Australia’s Defence Industry Surges — But Still a Small Slice of the Economy
Fresh data from the Australian Bureau of Statistics offers a revealing look at the scale—and limits—of Australia’s domestic defence industry, just as Canberra embarks on its most ambitious military build-up in decades.
The latest Australian Defence Industry Account (experimental estimates) shows a sector growing rapidly in jobs, output and strategic importance—but still modest in its overall economic footprint.
A Fast-Growing Sector
According to the ABS, Australia’s defence industry contributed $11.9 billion in gross value added (GVA) in 2023–24, representing 0.47% of the national economy.
That marks a 12.4% annual increase, significantly outpacing broader economic growth of around 4.0% over the same period.
Employment also expanded sharply, with the sector now supporting 69,400 jobs, up 9.1% year-on-year, across 5,539 businesses nationwide.
In short: defence is growing faster than the economy—but from a relatively small base.
What the Numbers Actually Measure
The ABS dataset is not a measure of total defence spending. Instead, it captures the direct economic contribution of Australian firms supplying goods and services to Defence.
This is done through a “satellite account” framework—effectively isolating defence-related activity across multiple industries to measure its first-round economic impact.
Crucially, it excludes broader multiplier effects and indirect supply chains, meaning the true economic footprint is larger—but also harder to quantify.
The Structural Reality: Small but Strategic
Despite rapid growth, the data underscores a central reality:
- Defence accounts for less than half a percent of Australia’s economy
- Yet it is becoming increasingly central to national policy
This mismatch matters. Policymakers are pursuing a defence-led industrial strategy—particularly through AUKUS, sovereign capability investments, and local manufacturing—but the domestic base remains relatively narrow.
The figures also highlight the fragmented nature of the sector, with thousands of firms—many in professional services, engineering and advanced manufacturing—rather than a handful of dominant primes.
Growth Driven by Policy, Not Market Forces
Unlike most industries, defence growth is almost entirely policy-driven.
The ABS data aligns with a broader shift in Canberra, where defence spending is accelerating in response to a deteriorating strategic environment. Australia is moving toward 3% of GDP defence spending by the early 2030s, representing the largest peacetime build-up in history.
That spending pipeline is already flowing through to industry:
- Increased contracting activity
- Expansion of domestic supply chains
- Growth in high-skilled employment
But the key question remains: how much of that spending stays in Australia?
The Sovereignty Question
The ABS figures measure what is happening, not who benefits.

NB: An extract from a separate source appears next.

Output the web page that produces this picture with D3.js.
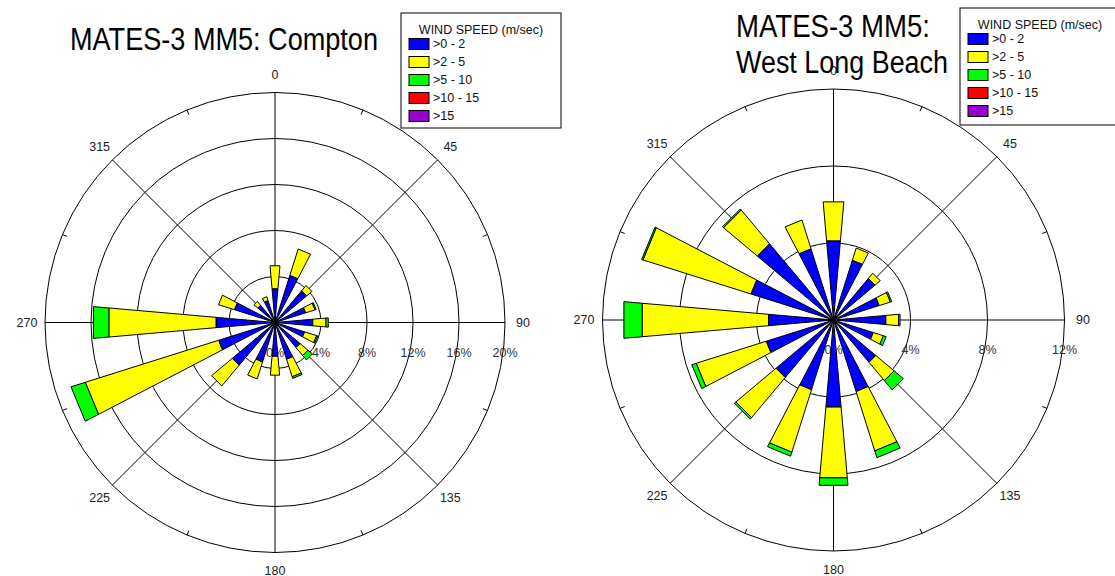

While output and employment are rising, analysts have long questioned whether Australia captures sufficient local value from defence procurement—particularly in major platforms sourced offshore.
The structure of the industry—spread across thousands of firms and heavily reliant on global primes—suggests sovereign capability remains a work in progress.
Canberra’s Opportunity
For Canberra, the implications are direct.
The ACT is already a key node in the defence ecosystem, particularly in:
- Professional, scientific and technical services
- Defence policy and administration
- Systems integration and capability design
As the industry grows, so too does the capital’s role—not just as a policymaking centre, but as a high-value services hub embedded in the defence economy.
The Bottom Line
The ABS data tells a clear story:
- The defence industry is expanding and outperforming the broader economy
- It is job-rich and policy-driven
- But it remains economically small relative to national output
For government, the challenge is not just to grow defence spending—but to ensure that growth translates into enduring domestic capability, industrial depth, and economic return.
That is where the next phase of Australia’s defence strategy will be won—or lost.
Inside Canberra Insight:
The numbers confirm momentum—but also expose the gap between ambition and industrial scale. Closing that gap will define whether Australia’s defence build-up becomes an economic transformation—or simply a procurement program.